Selain itu, kapasitas pengolahan minyak dari 35 kilang di Tiongkok juga turun 0,9 persen month-on-month (mom) pada September 2024, menjadi 80,8 persen dari total kapasitas 8,4 juta barel per hari.
Agus mengatakan harga rata-rata minyak mentah utama dunia juga turun dibandingkan dengan Agustus 2024. Faktor lainnya termasuk stabilnya ekspor dan produksi minyak Libya setelah persetujuan penunjukan pimpinan Bank Sentral Libya, serta ekspor minyak Irak yang mencapai titik tertinggi dalam delapan bulan terakhir.
"Ekspor Irak mencapai titik tertinggi selama 8 bulan terakhir, di tengah komitmen untuk mematuhi kuota penurunan produksi OPEC+," kata Agus.

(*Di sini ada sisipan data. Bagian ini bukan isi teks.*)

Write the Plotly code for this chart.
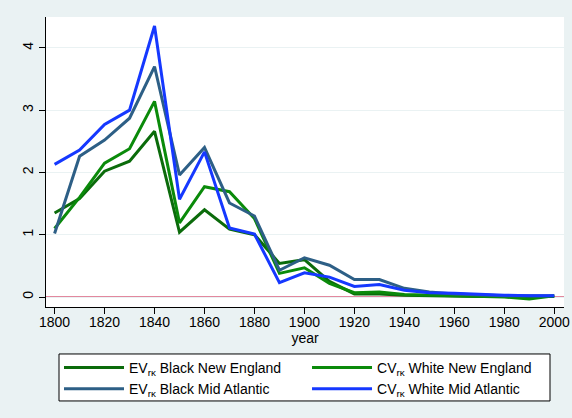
import plotly.graph_objects as go

# Decades covered by the series
years = [1800, 1810, 1820, 1830, 1840, 1850, 1860, 1870, 1880, 1890, 1900,
         1910, 1920, 1930, 1940, 1950, 1960, 1970, 1980, 1990, 2000]

ev_black_ne = [1.35, 1.58, 2.02, 2.18, 2.66, 1.04, 1.40, 1.09, 1.00, 0.54, 0.60,
               0.25, 0.05, 0.05, 0.03, 0.02, 0.02, 0.01, 0.01, 0.01, 0.01]
cv_white_ne = [1.10, 1.60, 2.15, 2.38, 3.14, 1.19, 1.77, 1.69, 1.26, 0.38, 0.47,
               0.22, 0.07, 0.08, 0.04, 0.03, 0.02, 0.01, 0.00, -0.03, 0.02]
ev_black_ma = [1.02, 2.26, 2.52, 2.87, 3.70, 1.96, 2.40, 1.51, 1.30, 0.43, 0.63,
               0.51, 0.28, 0.28, 0.14, 0.08, 0.05, 0.03, 0.02, 0.02, 0.02]
cv_white_ma = [2.13, 2.36, 2.77, 3.00, 4.35, 1.57, 2.33, 1.11, 1.01, 0.23, 0.39,
               0.32, 0.17, 0.20, 0.11, 0.07, 0.06, 0.04, 0.03, 0.02, 0.02]

series_names = [
    "EV<sub>rκ</sub> Black New England",
    "CV<sub>rκ</sub> White New England",
    "EV<sub>rκ</sub> Black Mid Atlantic",
    "CV<sub>rκ</sub> White Mid Atlantic",
]
series_values = [ev_black_ne, cv_white_ne, ev_black_ma, cv_white_ma]
series_colors = ["#0b6b0b", "#0a8a0a", "#2d5f86", "#1538ff"]
# EV series go in the left legend column, CV series in the right one
series_legends = ["legend", "legend2", "legend", "legend2"]

x_ticks = list(range(1800, 2001, 20))
y_ticks = [0, 1, 2, 3, 4]

BG = "#eaf2f3"
FONT = "Liberation Sans, Arial, Helvetica, sans-serif"

fig = go.Figure()
for name, vals, col, leg in zip(series_names, series_values, series_colors, series_legends):
    fig.add_trace(go.Scatter(
        x=years, y=vals, mode="lines", name=name, legend=leg,
        line=dict(color=col, width=3),
    ))

# Reference line at zero
fig.add_shape(type="line", xref="paper", x0=0, x1=1, yref="y", y0=0, y1=0,
              line=dict(color="#d9607e", width=1.8), layer="below")

# Frame around both legend columns
fig.add_shape(type="rect", xref="paper", yref="paper",
              x0=0.0251, x1=0.973, y0=-0.324, y1=-0.162,
              fillcolor="white", line=dict(color="black", width=1), layer="below")

legend_common = dict(
    orientation="v", xanchor="left", y=-0.155, yanchor="top",
    bgcolor="rgba(0,0,0,0)", borderwidth=0,
    font=dict(size=14, family=FONT, color="black"),
    tracegroupgap=0, itemwidth=60,
)

fig.update_layout(
    width=572, height=418,
    margin=dict(l=46, r=8, t=17, b=111, autoexpand=False),
    paper_bgcolor=BG, plot_bgcolor="white",
    font=dict(family=FONT, size=14, color="black"),
    showlegend=True,
    legend=dict(x=0.0251, **legend_common),
    legend2=dict(x=0.5039, **legend_common),
)

fig.update_xaxes(
    range=[1796.56, 2003.9], tickvals=x_ticks,
    showgrid=False, zeroline=False,
    showline=True, linecolor="black", linewidth=1,
    ticks="outside", ticklen=6, tickcolor="black",
    tickfont=dict(size=14), ticklabelstandoff=-4,
    title=dict(text="year", font=dict(size=14), standoff=4),
)
fig.update_yaxes(
    range=[-0.16, 4.495], tickvals=y_ticks,
    showgrid=True, gridcolor=BG, gridwidth=1, zeroline=False,
    showline=True, linecolor="black", linewidth=1,
    ticks="outside", ticklen=6, tickcolor="black",
    tickfont=dict(size=14), tickangle=-90,
)

fig.write_html("out.html")
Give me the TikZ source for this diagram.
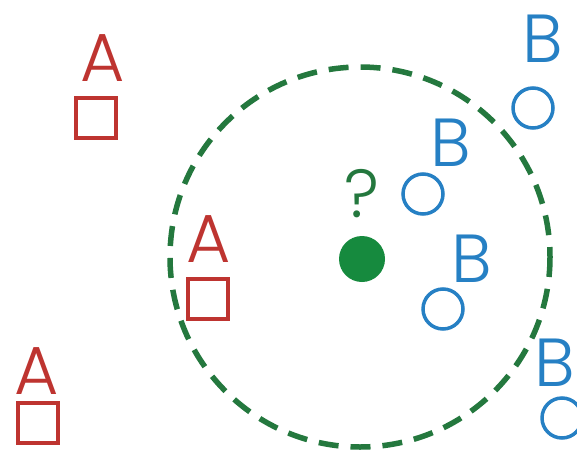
\documentclass[tikz,border=0pt]{standalone}
\usepackage{fontspec}
\setmainfont{Poppins}[UprightFont=* Light]
\usetikzlibrary{positioning}
\definecolor{classA}{RGB}{190,52,48}
\definecolor{classB}{RGB}{38,128,196}
\definecolor{ringgreen}{RGB}{36,120,62}
\definecolor{querygreen}{RGB}{22,138,62}
\begin{document}
\begin{tikzpicture}[x=1pt, y=-1pt,
    sqA/.style={draw=classA, line width=4pt, minimum size=40pt, inner sep=0pt},
    cirB/.style={circle, draw=classB, line width=3.5pt, minimum size=40pt, inner sep=0pt},
    lbl/.style={inner sep=0pt, anchor=south, font=\fontsize{68}{68}\selectfont},
    lblA/.style={lbl, text=classA},
    lblB/.style={lbl, text=classB}]
    \clip (0,0) rectangle (577,452);
    \fill[white] (0,0) rectangle (577,452);
    % neighbourhood ring and query point
    \draw[ringgreen, line width=5.5pt, dash pattern=on 20pt off 12pt] (360,257) circle[radius=190];
    \node[circle, fill=querygreen, minimum size=46pt, inner sep=0pt] (query) at (362,259) {};
    \node[lbl, text=ringgreen] (qmark) at (362,218) {?};
    % class A points
    \node[sqA] (a1) at (96,118) {};
    \node[sqA] (a2) at (208,299) {};
    \node[sqA] (a3) at (38,423) {};
    \node[lblA] (la1) at (103,82) {A};
    \node[lblA] (la2) at (209,263) {A};
    \node[lblA] (la3) at (37,395) {A};
    % class B points
    \node[cirB] (b1) at (533,108) {};
    \node[cirB] (b2) at (423,194) {};
    \node[cirB] (b3) at (443,309) {};
    \node[cirB] (b4) at (562,418) {};
    \node[lblB] (lb1) at (543,63) {B};
    \node[lblB] (lb2) at (451,167) {B};
    \node[lblB] (lb3) at (472,283) {B};
    \node[lblB] (lb4) at (555,387) {B};
\end{tikzpicture}
\end{document}
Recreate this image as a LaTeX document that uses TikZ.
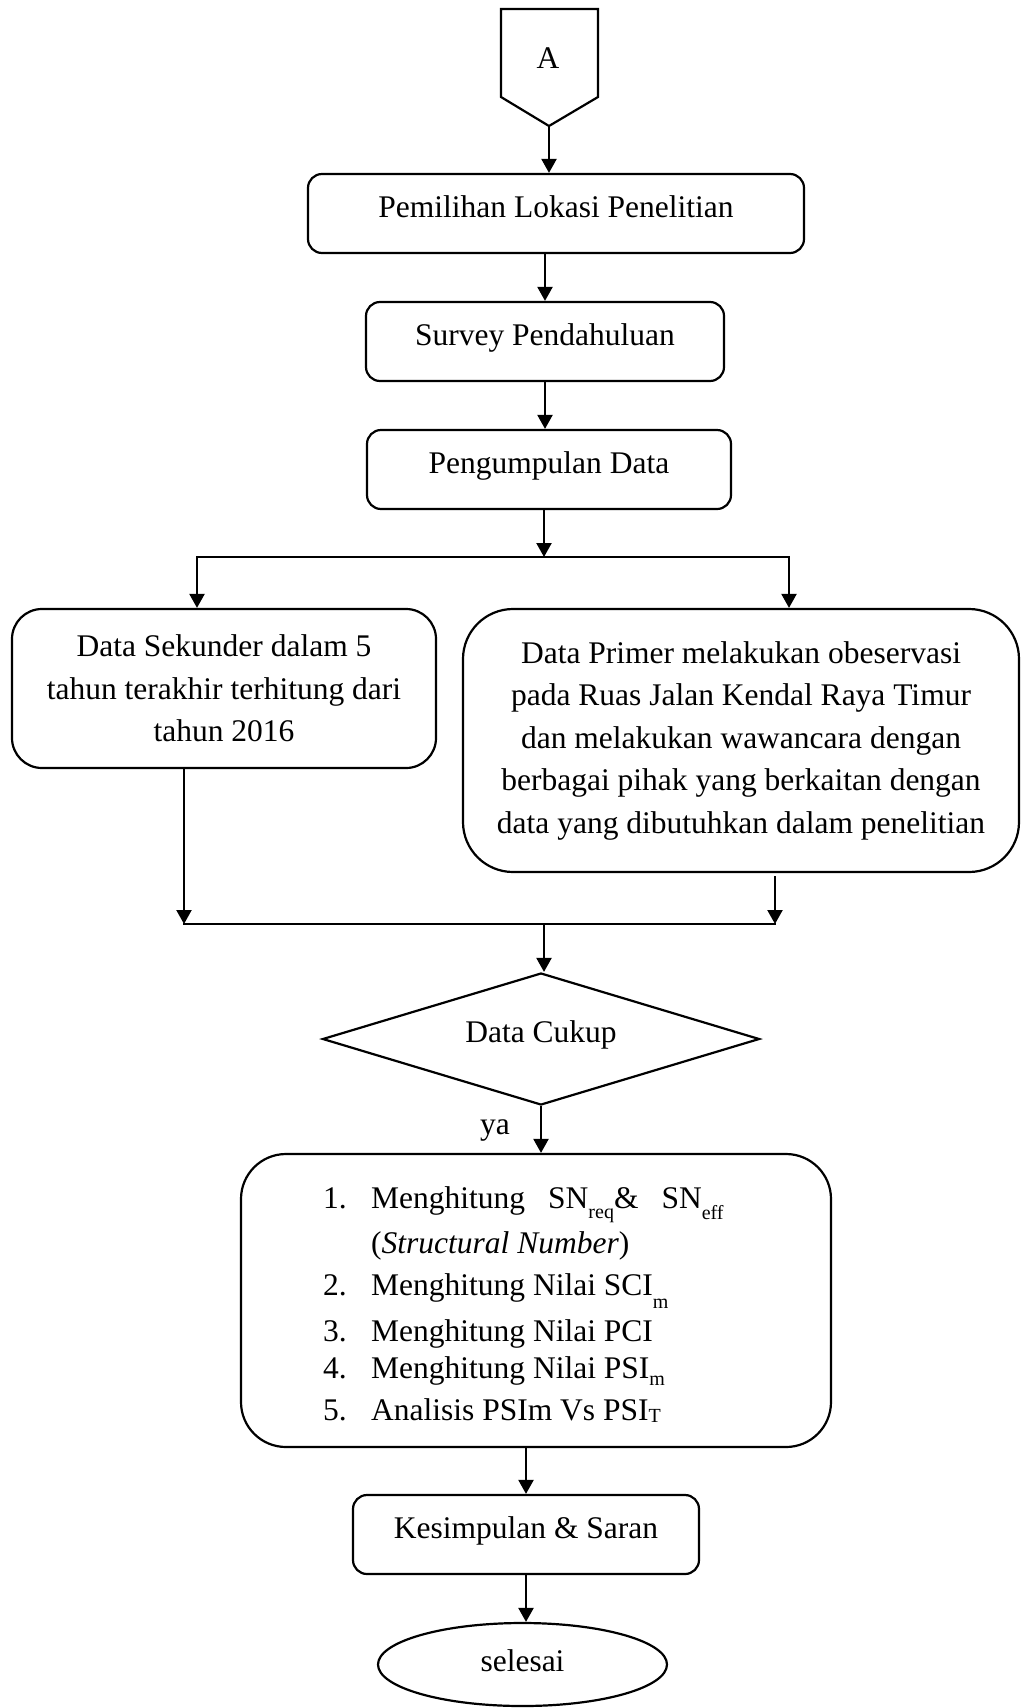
\documentclass[tikz,border=0pt]{standalone}
\usepackage{fontspec}
\setmainfont{Liberation Serif}
\usetikzlibrary{shapes.geometric,arrows.meta}
\newcommand\fsz{\fontsize{31.5}{42.5}\selectfont}
\newcommand\lsub[2]{\raisebox{-#1}{\fontsize{20}{20}\selectfont #2}}
\newcommand\numbox[1]{\makebox[48pt][l]{#1}}
\begin{document}
\begin{tikzpicture}[x=1pt,y=-1pt,
  base/.style={draw, line width=2.2pt, font=\fsz, align=center, inner sep=0pt},
  smallbox/.style={base, rounded corners=14pt, text height=16pt, text depth=9pt, minimum height=79pt},
  arr/.style={line width=2.2pt, -{Triangle[length=14pt,width=15pt]}},
  ln/.style={line width=2.2pt, line cap=rect},
  listline/.style={anchor=base west, inner sep=0pt, font=\fsz}
]
\useasboundingbox (0,0) rectangle (1022,1708);

% off-page connector A
\draw[line width=2.2pt, line join=miter] (501,9) -- (598,9) -- (598,97) -- (549,126) -- (501,97) -- cycle;
\node[font=\fsz, inner sep=0pt] (a) at (548,58) {A};
\coordinate (ap) at (549,126);

\node[smallbox, minimum width=496pt] (p1) at (556,213.5) {Pemilihan Lokasi Penelitian};
\node[smallbox, minimum width=358pt] (p2) at (545,341.5) {Survey Pendahuluan};
\node[smallbox, minimum width=364pt] (p3) at (549,469.5) {Pengumpulan Data};

\coordinate (sp) at (544,557);
\coordinate (spl) at (197,557);
\coordinate (spr) at (789,557);

\node[base, rounded corners=30pt, minimum width=424pt, minimum height=159pt] (ds) at (224,688.5)
  {Data Sekunder dalam 5\\tahun terakhir terhitung dari\\tahun 2016};
\node[base, rounded corners=50pt, minimum width=556pt, minimum height=263pt] (dp) at (741,740.5)
  {Data Primer melakukan obeservasi\\pada Ruas Jalan Kendal Raya Timur\\dan melakukan wawancara dengan\\berbagai pihak yang berkaitan dengan\\data yang dibutuhkan dalam penelitian};

\coordinate (ml) at (184,924);
\coordinate (mr) at (775,924);
\coordinate (mrs) at (775,876);
\coordinate (mc) at (544,924);

\node[base, diamond, shape aspect=3.3, minimum width=437pt, minimum height=132pt, text height=16pt, text depth=9pt] (dc) at (541,1039) {Data Cukup};

\node[base, rounded corners=45pt, minimum width=590pt, minimum height=293pt] (lb) at (536,1300.5) {};
\node[listline] (l1) at (323,1208) {\numbox{1.}Menghitung\hspace{23pt}SN\lsub{10pt}{req}\&\hspace{23pt}SN\lsub{11pt}{eff}};
\node[listline] (l2) at (323,1253) {\numbox{}(\textit{Structural Number})};
\node[listline] (l3) at (323,1295) {\numbox{2.}Menghitung Nilai SCI\lsub{13pt}{m}};
\node[listline] (l4) at (323,1341) {\numbox{3.}Menghitung Nilai PCI};
\node[listline] (l5) at (323,1378) {\numbox{4.}Menghitung Nilai PSI\lsub{7pt}{m}};
\node[listline] (l6) at (323,1420) {\numbox{5.}Analisis PSIm Vs PSI\lsub{2pt}{T}};

\node[smallbox, minimum width=346pt] (ks) at (526,1534.5) {Kesimpulan \& Saran};
\node[base, ellipse, minimum width=289pt, minimum height=83pt, text height=16pt, text depth=3pt] (se) at (522.5,1664.5) {selesai};

% connectors
\draw[arr] (ap) -- (ap |- p1.north);
\draw[arr] (p2.north |- p1.south) -- (p2.north);
\draw[arr] (p2.south) -- (p2.south |- p3.north);
\draw[arr] (sp |- p3.south) -- (sp);
\draw[ln] (spl) -- (spr);
\draw[arr] (spl) -- (spl |- ds.north);
\draw[arr] (spr) -- (spr |- dp.north);
\draw[arr] (ml |- ds.south) -- (ml);
\draw[arr] (mrs) -- (mr);
\draw[ln] (ml) -- (mr);
\draw[arr] (mc) -- (mc |- dc.north);
\draw[arr] (dc.south) -- node[pos=0.53, anchor=east, xshift=-30pt, inner sep=0pt, font=\fsz] (ya) {ya} (dc.south |- lb.north);
\draw[arr] (ks.north |- lb.south) -- (ks.north);
\draw[arr] (ks.south) -- (ks.south |- se.north);
\end{tikzpicture}
\end{document}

Di samping itu, proyeksi pertumbuhan permintaan minyak global untuk 2024 juga mengalami penurunan. OPEC menurunkan estimasi permintaan sebesar 80.000 barel per hari (bph), menjadi 2 juta bph dalam publikasi September 2024, dibandingkan dengan bulan sebelumnya.
Sementara itu, International Energy Agency (IEA) melaporkan bahwa pasokan minyak dunia pada Agustus 2024 naik 80.000 bph mom, menjadi 103,5 juta bph. OPEC juga merevisi estimasi pasokan non-OPEC+ naik sebesar 70.000 bph, menjadi 53,07 juta bph untuk 2024.
Di kawasan Asia Pasifik, penurunan harga minyak juga dipengaruhi oleh turunnya tingkat pengolahan kilang di Taiwan, dari 760.000 bph (69,7 persen kapasitas) pada akhir Agustus 2024 menjadi 580.000 bph (53,2 persen kapasitas) pada akhir September 2024.